**Supplied information**:
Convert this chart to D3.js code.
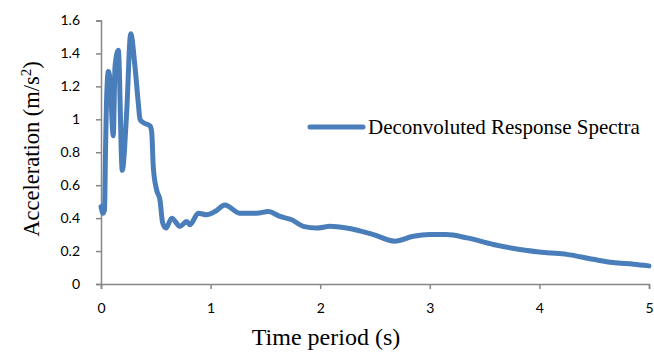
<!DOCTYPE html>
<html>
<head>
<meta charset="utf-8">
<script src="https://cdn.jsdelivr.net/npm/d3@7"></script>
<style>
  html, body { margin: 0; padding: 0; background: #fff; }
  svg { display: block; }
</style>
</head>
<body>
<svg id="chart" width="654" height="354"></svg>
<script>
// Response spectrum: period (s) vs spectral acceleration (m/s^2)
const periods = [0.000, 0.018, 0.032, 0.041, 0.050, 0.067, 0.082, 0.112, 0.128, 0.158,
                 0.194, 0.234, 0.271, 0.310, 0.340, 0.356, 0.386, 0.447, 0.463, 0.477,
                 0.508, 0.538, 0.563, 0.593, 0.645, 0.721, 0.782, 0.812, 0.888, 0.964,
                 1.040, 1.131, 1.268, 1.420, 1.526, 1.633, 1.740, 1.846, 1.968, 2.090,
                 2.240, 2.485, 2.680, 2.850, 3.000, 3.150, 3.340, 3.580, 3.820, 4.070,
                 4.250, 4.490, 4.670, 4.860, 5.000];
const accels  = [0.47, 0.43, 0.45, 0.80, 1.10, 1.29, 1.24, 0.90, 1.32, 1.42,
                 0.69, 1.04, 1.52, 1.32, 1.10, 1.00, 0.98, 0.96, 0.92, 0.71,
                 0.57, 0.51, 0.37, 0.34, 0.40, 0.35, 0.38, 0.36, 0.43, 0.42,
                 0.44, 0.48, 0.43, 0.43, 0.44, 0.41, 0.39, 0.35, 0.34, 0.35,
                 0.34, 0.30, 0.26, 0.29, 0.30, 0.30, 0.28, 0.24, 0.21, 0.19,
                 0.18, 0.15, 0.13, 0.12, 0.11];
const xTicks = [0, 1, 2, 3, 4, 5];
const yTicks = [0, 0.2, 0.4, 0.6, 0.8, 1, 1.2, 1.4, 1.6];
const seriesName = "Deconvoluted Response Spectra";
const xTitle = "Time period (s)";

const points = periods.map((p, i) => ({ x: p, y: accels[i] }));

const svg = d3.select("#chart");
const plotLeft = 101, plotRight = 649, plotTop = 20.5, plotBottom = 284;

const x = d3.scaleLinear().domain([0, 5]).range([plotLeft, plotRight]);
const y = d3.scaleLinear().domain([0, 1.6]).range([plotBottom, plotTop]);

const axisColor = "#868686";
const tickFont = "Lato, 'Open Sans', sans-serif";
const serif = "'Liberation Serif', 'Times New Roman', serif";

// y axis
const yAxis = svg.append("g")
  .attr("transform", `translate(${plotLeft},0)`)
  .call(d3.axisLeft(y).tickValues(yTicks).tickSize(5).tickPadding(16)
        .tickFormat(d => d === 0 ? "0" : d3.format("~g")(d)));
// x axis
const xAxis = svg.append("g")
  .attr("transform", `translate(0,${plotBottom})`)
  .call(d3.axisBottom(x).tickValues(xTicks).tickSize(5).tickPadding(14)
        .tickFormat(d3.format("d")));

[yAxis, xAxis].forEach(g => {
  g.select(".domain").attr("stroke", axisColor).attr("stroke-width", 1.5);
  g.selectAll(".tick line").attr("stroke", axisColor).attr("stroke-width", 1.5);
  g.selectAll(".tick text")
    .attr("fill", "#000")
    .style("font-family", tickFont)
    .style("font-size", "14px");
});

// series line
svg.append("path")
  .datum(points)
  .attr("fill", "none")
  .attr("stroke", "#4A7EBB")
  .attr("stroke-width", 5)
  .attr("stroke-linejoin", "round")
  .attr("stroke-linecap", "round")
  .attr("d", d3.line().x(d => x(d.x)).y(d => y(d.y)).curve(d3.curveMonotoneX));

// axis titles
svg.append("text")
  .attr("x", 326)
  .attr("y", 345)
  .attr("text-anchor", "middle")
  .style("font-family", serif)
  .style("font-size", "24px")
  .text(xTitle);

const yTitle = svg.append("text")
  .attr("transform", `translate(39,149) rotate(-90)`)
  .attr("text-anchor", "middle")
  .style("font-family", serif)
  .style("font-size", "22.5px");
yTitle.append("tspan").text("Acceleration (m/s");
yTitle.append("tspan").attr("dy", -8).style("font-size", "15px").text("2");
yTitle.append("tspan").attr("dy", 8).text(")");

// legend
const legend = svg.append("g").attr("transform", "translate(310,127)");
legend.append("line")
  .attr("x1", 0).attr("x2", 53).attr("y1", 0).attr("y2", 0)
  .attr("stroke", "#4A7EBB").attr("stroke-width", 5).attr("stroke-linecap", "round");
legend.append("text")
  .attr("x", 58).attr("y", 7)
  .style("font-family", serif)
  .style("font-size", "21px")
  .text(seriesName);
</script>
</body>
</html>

**Given problem**:
Reproduce the material above in full and without alteration, but skip all pictures.

**In response**:
Convert this chart to D3.js code.
<!DOCTYPE html>
<html>
<head>
<meta charset="utf-8">
<script src="https://cdn.jsdelivr.net/npm/d3@7"></script>
<style>
  html, body { margin: 0; padding: 0; background: #fff; }
  svg { display: block; }
</style>
</head>
<body>
<svg id="chart" width="654" height="354"></svg>
<script>
// Response spectrum: period (s) vs spectral acceleration (m/s^2)
const periods = [0.000, 0.018, 0.032, 0.041, 0.050, 0.067, 0.082, 0.112, 0.128, 0.158,
                 0.194, 0.234, 0.271, 0.310, 0.340, 0.356, 0.386, 0.447, 0.463, 0.477,
                 0.508, 0.538, 0.563, 0.593, 0.645, 0.721, 0.782, 0.812, 0.888, 0.964,
                 1.040, 1.131, 1.268, 1.420, 1.526, 1.633, 1.740, 1.846, 1.968, 2.090,
                 2.240, 2.485, 2.680, 2.850, 3.000, 3.150, 3.340, 3.580, 3.820, 4.070,
                 4.250, 4.490, 4.670, 4.860, 5.000];
const accels  = [0.47, 0.43, 0.45, 0.80, 1.10, 1.29, 1.24, 0.90, 1.32, 1.42,
                 0.69, 1.04, 1.52, 1.32, 1.10, 1.00, 0.98, 0.96, 0.92, 0.71,
                 0.57, 0.51, 0.37, 0.34, 0.40, 0.35, 0.38, 0.36, 0.43, 0.42,
                 0.44, 0.48, 0.43, 0.43, 0.44, 0.41, 0.39, 0.35, 0.34, 0.35,
                 0.34, 0.30, 0.26, 0.29, 0.30, 0.30, 0.28, 0.24, 0.21, 0.19,
                 0.18, 0.15, 0.13, 0.12, 0.11];
const xTicks = [0, 1, 2, 3, 4, 5];
const yTicks = [0, 0.2, 0.4, 0.6, 0.8, 1, 1.2, 1.4, 1.6];
const seriesName = "Deconvoluted Response Spectra";
const xTitle = "Time period (s)";

const points = periods.map((p, i) => ({ x: p, y: accels[i] }));

const svg = d3.select("#chart");
const plotLeft = 101, plotRight = 649, plotTop = 20.5, plotBottom = 284;

const x = d3.scaleLinear().domain([0, 5]).range([plotLeft, plotRight]);
const y = d3.scaleLinear().domain([0, 1.6]).range([plotBottom, plotTop]);

const axisColor = "#868686";
const tickFont = "Lato, 'Open Sans', sans-serif";
const serif = "'Liberation Serif', 'Times New Roman', serif";

// y axis
const yAxis = svg.append("g")
  .attr("transform", `translate(${plotLeft},0)`)
  .call(d3.axisLeft(y).tickValues(yTicks).tickSize(5).tickPadding(16)
        .tickFormat(d => d === 0 ? "0" : d3.format("~g")(d)));
// x axis
const xAxis = svg.append("g")
  .attr("transform", `translate(0,${plotBottom})`)
  .call(d3.axisBottom(x).tickValues(xTicks).tickSize(5).tickPadding(14)
        .tickFormat(d3.format("d")));

[yAxis, xAxis].forEach(g => {
  g.select(".domain").attr("stroke", axisColor).attr("stroke-width", 1.5);
  g.selectAll(".tick line").attr("stroke", axisColor).attr("stroke-width", 1.5);
  g.selectAll(".tick text")
    .attr("fill", "#000")
    .style("font-family", tickFont)
    .style("font-size", "14px");
});

// series line
svg.append("path")
  .datum(points)
  .attr("fill", "none")
  .attr("stroke", "#4A7EBB")
  .attr("stroke-width", 5)
  .attr("stroke-linejoin", "round")
  .attr("stroke-linecap", "round")
  .attr("d", d3.line().x(d => x(d.x)).y(d => y(d.y)).curve(d3.curveMonotoneX));

// axis titles
svg.append("text")
  .attr("x", 326)
  .attr("y", 345)
  .attr("text-anchor", "middle")
  .style("font-family", serif)
  .style("font-size", "24px")
  .text(xTitle);

const yTitle = svg.append("text")
  .attr("transform", `translate(39,149) rotate(-90)`)
  .attr("text-anchor", "middle")
  .style("font-family", serif)
  .style("font-size", "22.5px");
yTitle.append("tspan").text("Acceleration (m/s");
yTitle.append("tspan").attr("dy", -8).style("font-size", "15px").text("2");
yTitle.append("tspan").attr("dy", 8).text(")");

// legend
const legend = svg.append("g").attr("transform", "translate(310,127)");
legend.append("line")
  .attr("x1", 0).attr("x2", 53).attr("y1", 0).attr("y2", 0)
  .attr("stroke", "#4A7EBB").attr("stroke-width", 5).attr("stroke-linecap", "round");
legend.append("text")
  .attr("x", 58).attr("y", 7)
  .style("font-family", serif)
  .style("font-size", "21px")
  .text(seriesName);
</script>
</body>
</html>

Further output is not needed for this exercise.